后来,我在《私语》中找到了答案。她说自己是乱世的人,得过且过,没有真的家。她看着母亲高兴的抛下自己去法国,在寒风中大声抽噎,哭给自己看。她把世界强行分成两半,光明与黑暗、善与恶、神与魔,属于父亲的一面必定是不好的,但她只能灰扑扑的活下去,坐在永远只有下午的房间里沉下去、沉下去。她被后母和父亲打的浑身是伤,监禁在空房里,后来生了严重的痢疾,父亲却不为她请医生。半年的囚禁让她伴着蓝色的月光和月光下癫狂的青白粉墙慢慢死去,十八岁的她彻底变了,变得冷漠、失望、心灰意冷,这也就造就她以后的文字底色——透着隐隐的冷、灼心的凉。
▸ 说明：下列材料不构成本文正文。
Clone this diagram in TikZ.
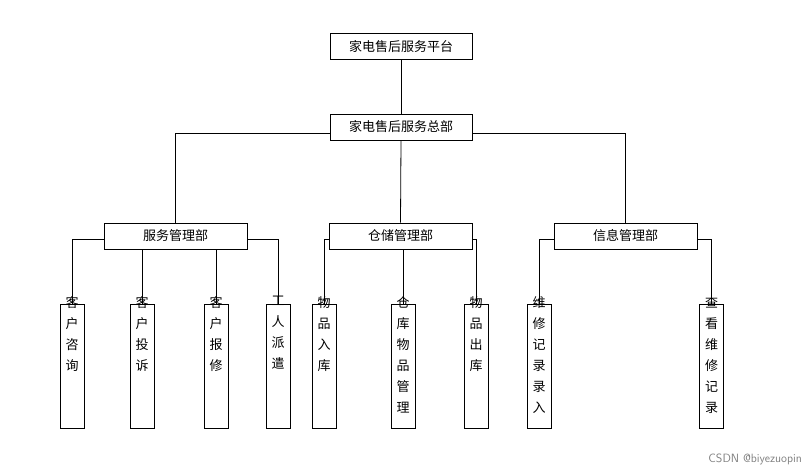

其实张爱玲这一生所追求的不过是家的感觉,一份温暖和长久的陪伴。她会因窗外有人吹起的口哨和她听到的夜营的喇叭声一样,而突然站起身来,充满喜悦与同情,奔到窗口去看一看;她会对姑姑的家有一种天长地久的感觉,小心细致地维护,不让那个家有稍微的损毁;她在《诗与胡说》中也表达了对粗鄙却生机的国民的留恋:“听说德国的马路光可鉴人,宽敞,笔直,齐齐整整,一路种着参天大树,然而我疑心那种路走多了要发疯的。如果可以选择的话,她愿意一辈子住在那里。要是我就舍不得中国——还没离开家已经想家了。”她就像一个勇敢的骑士,虽然一路苍凉、孤单,却始终在追寻,并把沿途的风景研磨成传奇的文字,然后默默地走了,空留后人无止无休的去臆想关于她的一切。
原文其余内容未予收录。